One of my recent forays into my stupidly large DVD collection – within which I tend to build little connected sections (by theme, or perhaps director or writer or actor) that I might watch successively – allowed me to relish three TV plays directed and written by Stephen Poliakoff:

'Friends and Crocodiles' (2005), 'Joe's Palace' (2007) and 'Capturing Mary' (2007)

What are his driving themes? What does Mister P concern himself with. . ?

Well. . . the plays return to certain issues again and again; identity and the back-story of cultural history behind all of our shoulders; the tides of time and how they shift our sands; the influences of power and privilege – or the lack of it – on our fate as individuals.

How new spheres of experience can change us – for good or bad – if we step inside them.
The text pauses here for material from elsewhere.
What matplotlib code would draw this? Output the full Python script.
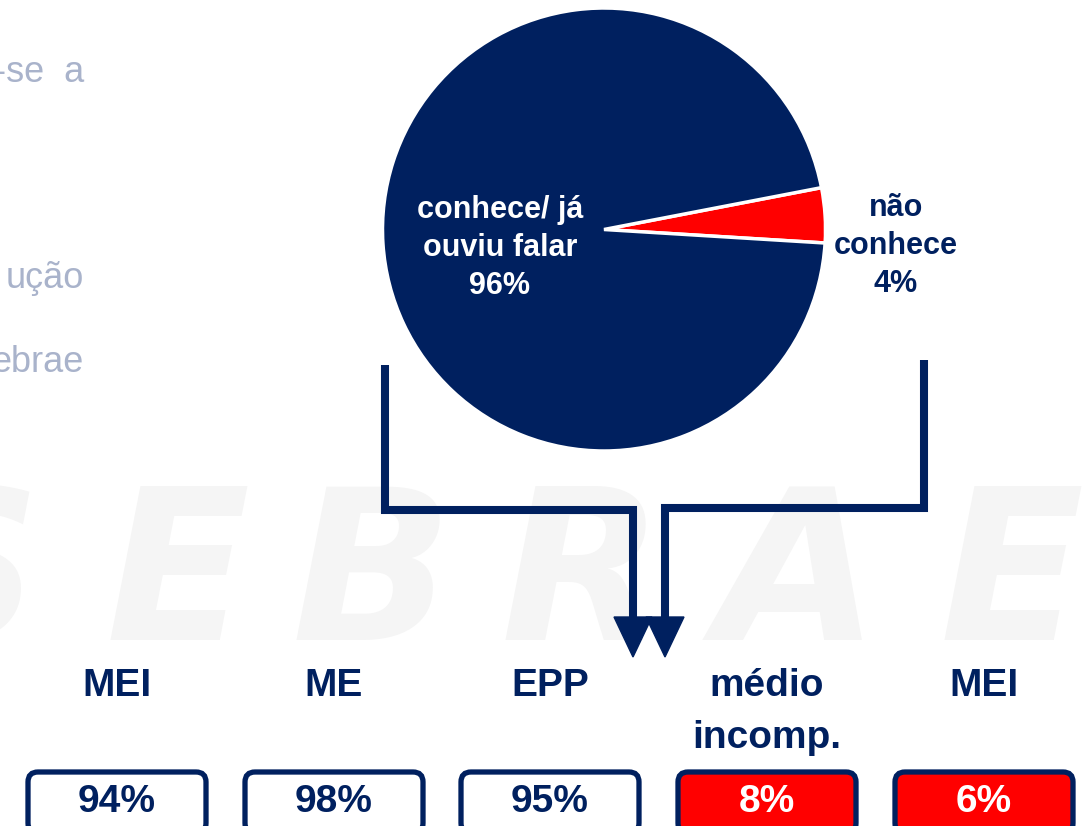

There's strangely dream-like, fairy tale quality to much of it.
Beneath the beautifully-realized recreation of historical periods, for instance, the characters slowly assume almost emblematic, symbolic roles that are bigger than reality.
The prelude to World War 2, the war years themselves, the bleak ravenous desires afoot in the Thatcher era – all these are inspected through the distinctive lens of the writer/director.

Dialogue – the exchanges between characters – can feel somehow timeless, possessing a secondary significance beyond the scene at hand should you care to play Poliakoff's game of meaning.
Yet these are also extremely British pieces, in many ways, populated by the finest actors of several generations – as well as instances where Poliakoff has used completely fresh talent.
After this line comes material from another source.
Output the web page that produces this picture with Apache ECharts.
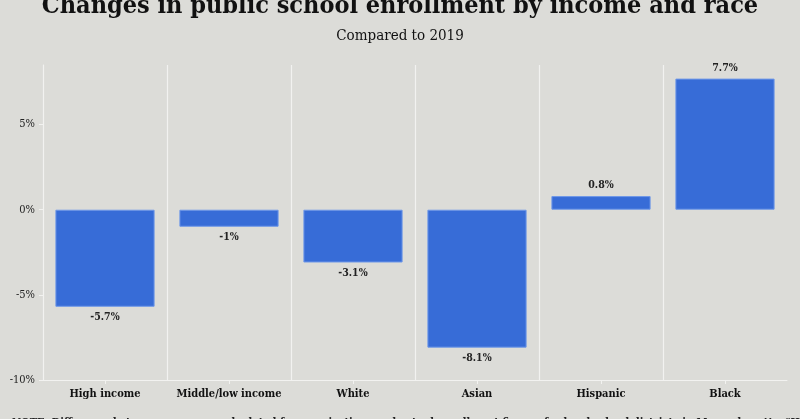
<!DOCTYPE html>
<html><head><meta charset="utf-8">
<script src="https://cdn.jsdelivr.net/npm/echarts@6/dist/echarts.min.js"></script>
<style>html,body{margin:0;padding:0;background:#dcdcd8;}#c{width:800px;height:419px;}</style>
</head><body><div id="c"></div>
<script>
const categories = ['High income', 'Middle/low income', 'White', 'Asian', 'Hispanic', 'Black'];
const values = [-5.7, -1, -3.1, -8.1, 0.8, 7.7];
const yTicks = [-10, -5, 0, 5];
const titleText = 'Changes in public school enrollment by income and race';
const subtitleText = 'Compared to 2019';
const noteText = 'NOTE: Difference between years was calculated from projections and actual enrollment figures for local school districts in Massachusetts. "High income" refers to';

const serif = '"DejaVu Serif Condensed", "DejaVu Serif", serif';
const chart = echarts.init(document.getElementById('c'), null, {renderer: 'canvas'});
chart.setOption({
  backgroundColor: '#dcdcd8',
  animation: false,
  title: [
    {text: titleText, left: 'center', top: -11, textStyle: {fontFamily: serif, fontWeight: 'bold', fontSize: 25, color: '#111'}},
    {text: subtitleText, left: 'center', top: 24, textStyle: {fontFamily: serif, fontWeight: 'normal', fontSize: 15, color: '#111'}},
    {text: noteText, left: 7, top: 413, textStyle: {fontFamily: serif, fontWeight: 'bold', fontSize: 11, color: '#222'}}
  ],
  grid: {left: 43, right: 13, top: 65, bottom: 39, containLabel: false},
  xAxis: {
    type: 'category', data: categories,
    axisLine: {show: true, onZero: false, lineStyle: {color: '#f2f2f0', width: 1}},
    axisTick: {show: true, alignWithLabel: true, interval: 0, length: 4, lineStyle: {color: '#f2f2f0'}},
    axisLabel: {interval: 0, fontFamily: serif, fontWeight: 'bold', fontSize: 11, color: '#111', margin: 9},
    splitLine: {show: true, interval: 0, showMaxLine: false, lineStyle: {color: '#f2f2f0', width: 1.2}}
  },
  yAxis: {
    type: 'value', min: -10, max: 8.5, interval: 5,
    axisLine: {show: true, lineStyle: {color: '#f2f2f0'}},
    axisTick: {show: true, length: 4, lineStyle: {color: '#f2f2f0'}},
    splitLine: {show: false},
    axisLabel: {fontFamily: serif, fontSize: 11, color: '#222', margin: 8, showMaxLabel: false,
      formatter: v => yTicks.includes(v) ? v + '%' : ''}
  },
  series: [{
    type: 'bar', barCategoryGap: '20%',
    data: values.map(v => ({value: v, label: {position: v < 0 ? 'bottom' : 'top'}})),
    itemStyle: {color: '#376cd7', borderColor: '#6e97e8', borderWidth: 1},
    label: {show: true, fontFamily: serif, fontWeight: 'bold', fontSize: 10.5, color: '#222', distance: 5,
      formatter: p => p.value + '%'}
  }]
});
</script></body></html>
For me the most affecting piece was 'Capturing Mary', with a memorably sinister turn by David Walliams as Greville White. In fact I was astonished at how quickly his performance wiped the slate clean of the familiarity one has for him in other comedic roles.

The story slips from what feels like reality – the happenstance of Life's chance encounters and how they alter us at a profound level – into unsettling places where time and space are toyed with to unsettling effect. It has the creeping discomfort of a nightmare in places.

It's marvellously disorientating stuff, crafted with care and immensely, immersively watchable.
And highly recommended by your author for the remaining Winter nights yet ahead.